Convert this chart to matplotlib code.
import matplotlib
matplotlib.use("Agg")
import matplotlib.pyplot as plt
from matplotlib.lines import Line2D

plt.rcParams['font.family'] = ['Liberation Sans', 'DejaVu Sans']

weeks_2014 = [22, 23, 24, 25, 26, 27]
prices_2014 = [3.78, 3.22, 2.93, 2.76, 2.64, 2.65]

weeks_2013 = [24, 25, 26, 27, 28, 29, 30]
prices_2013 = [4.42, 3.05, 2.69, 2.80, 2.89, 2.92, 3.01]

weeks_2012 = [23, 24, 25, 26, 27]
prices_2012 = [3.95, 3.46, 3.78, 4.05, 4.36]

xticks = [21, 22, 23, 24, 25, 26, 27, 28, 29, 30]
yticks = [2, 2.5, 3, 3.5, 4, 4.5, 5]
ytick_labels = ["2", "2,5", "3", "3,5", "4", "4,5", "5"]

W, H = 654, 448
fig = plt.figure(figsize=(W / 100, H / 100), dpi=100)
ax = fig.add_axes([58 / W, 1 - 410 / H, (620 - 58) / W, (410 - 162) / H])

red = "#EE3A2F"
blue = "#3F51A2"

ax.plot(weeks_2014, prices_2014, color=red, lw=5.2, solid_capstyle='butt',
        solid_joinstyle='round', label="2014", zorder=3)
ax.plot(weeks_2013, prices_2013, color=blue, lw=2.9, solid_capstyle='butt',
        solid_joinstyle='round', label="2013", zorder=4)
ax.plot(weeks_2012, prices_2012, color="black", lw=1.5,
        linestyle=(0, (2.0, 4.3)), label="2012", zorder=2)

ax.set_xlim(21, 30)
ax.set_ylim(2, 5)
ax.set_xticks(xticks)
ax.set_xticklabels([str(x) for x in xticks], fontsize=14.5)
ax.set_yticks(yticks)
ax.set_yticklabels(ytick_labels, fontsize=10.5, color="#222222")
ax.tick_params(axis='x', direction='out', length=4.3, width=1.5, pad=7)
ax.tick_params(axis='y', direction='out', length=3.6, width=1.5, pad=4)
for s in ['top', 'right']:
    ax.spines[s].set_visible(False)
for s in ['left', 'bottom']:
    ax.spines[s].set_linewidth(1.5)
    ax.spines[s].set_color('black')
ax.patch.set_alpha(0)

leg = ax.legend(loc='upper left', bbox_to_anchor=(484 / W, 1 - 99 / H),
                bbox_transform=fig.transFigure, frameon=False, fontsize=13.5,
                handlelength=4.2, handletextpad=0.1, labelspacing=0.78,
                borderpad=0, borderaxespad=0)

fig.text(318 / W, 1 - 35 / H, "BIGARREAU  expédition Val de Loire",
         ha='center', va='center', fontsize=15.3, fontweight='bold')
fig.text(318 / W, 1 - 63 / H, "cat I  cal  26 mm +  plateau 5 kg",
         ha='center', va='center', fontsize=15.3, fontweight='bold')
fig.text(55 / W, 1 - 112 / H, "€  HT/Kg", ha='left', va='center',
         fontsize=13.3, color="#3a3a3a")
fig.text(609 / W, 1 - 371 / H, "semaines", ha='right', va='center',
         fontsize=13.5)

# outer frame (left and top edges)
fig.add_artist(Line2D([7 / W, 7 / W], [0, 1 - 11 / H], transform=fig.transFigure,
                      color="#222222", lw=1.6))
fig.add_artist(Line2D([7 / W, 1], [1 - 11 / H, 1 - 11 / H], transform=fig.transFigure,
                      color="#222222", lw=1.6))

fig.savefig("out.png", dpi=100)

- - -

### [Directions for this task]
All of the data shown above must be copied exactly.

### [Solution for this task]
Convert this chart to matplotlib code.
import matplotlib
matplotlib.use("Agg")
import matplotlib.pyplot as plt
from matplotlib.lines import Line2D

plt.rcParams['font.family'] = ['Liberation Sans', 'DejaVu Sans']

weeks_2014 = [22, 23, 24, 25, 26, 27]
prices_2014 = [3.78, 3.22, 2.93, 2.76, 2.64, 2.65]

weeks_2013 = [24, 25, 26, 27, 28, 29, 30]
prices_2013 = [4.42, 3.05, 2.69, 2.80, 2.89, 2.92, 3.01]

weeks_2012 = [23, 24, 25, 26, 27]
prices_2012 = [3.95, 3.46, 3.78, 4.05, 4.36]

xticks = [21, 22, 23, 24, 25, 26, 27, 28, 29, 30]
yticks = [2, 2.5, 3, 3.5, 4, 4.5, 5]
ytick_labels = ["2", "2,5", "3", "3,5", "4", "4,5", "5"]

W, H = 654, 448
fig = plt.figure(figsize=(W / 100, H / 100), dpi=100)
ax = fig.add_axes([58 / W, 1 - 410 / H, (620 - 58) / W, (410 - 162) / H])

red = "#EE3A2F"
blue = "#3F51A2"

ax.plot(weeks_2014, prices_2014, color=red, lw=5.2, solid_capstyle='butt',
        solid_joinstyle='round', label="2014", zorder=3)
ax.plot(weeks_2013, prices_2013, color=blue, lw=2.9, solid_capstyle='butt',
        solid_joinstyle='round', label="2013", zorder=4)
ax.plot(weeks_2012, prices_2012, color="black", lw=1.5,
        linestyle=(0, (2.0, 4.3)), label="2012", zorder=2)

ax.set_xlim(21, 30)
ax.set_ylim(2, 5)
ax.set_xticks(xticks)
ax.set_xticklabels([str(x) for x in xticks], fontsize=14.5)
ax.set_yticks(yticks)
ax.set_yticklabels(ytick_labels, fontsize=10.5, color="#222222")
ax.tick_params(axis='x', direction='out', length=4.3, width=1.5, pad=7)
ax.tick_params(axis='y', direction='out', length=3.6, width=1.5, pad=4)
for s in ['top', 'right']:
    ax.spines[s].set_visible(False)
for s in ['left', 'bottom']:
    ax.spines[s].set_linewidth(1.5)
    ax.spines[s].set_color('black')
ax.patch.set_alpha(0)

leg = ax.legend(loc='upper left', bbox_to_anchor=(484 / W, 1 - 99 / H),
                bbox_transform=fig.transFigure, frameon=False, fontsize=13.5,
                handlelength=4.2, handletextpad=0.1, labelspacing=0.78,
                borderpad=0, borderaxespad=0)

fig.text(318 / W, 1 - 35 / H, "BIGARREAU  expédition Val de Loire",
         ha='center', va='center', fontsize=15.3, fontweight='bold')
fig.text(318 / W, 1 - 63 / H, "cat I  cal  26 mm +  plateau 5 kg",
         ha='center', va='center', fontsize=15.3, fontweight='bold')
fig.text(55 / W, 1 - 112 / H, "€  HT/Kg", ha='left', va='center',
         fontsize=13.3, color="#3a3a3a")
fig.text(609 / W, 1 - 371 / H, "semaines", ha='right', va='center',
         fontsize=13.5)

# outer frame (left and top edges)
fig.add_artist(Line2D([7 / W, 7 / W], [0, 1 - 11 / H], transform=fig.transFigure,
                      color="#222222", lw=1.6))
fig.add_artist(Line2D([7 / W, 1], [1 - 11 / H, 1 - 11 / H], transform=fig.transFigure,
                      color="#222222", lw=1.6))

fig.savefig("out.png", dpi=100)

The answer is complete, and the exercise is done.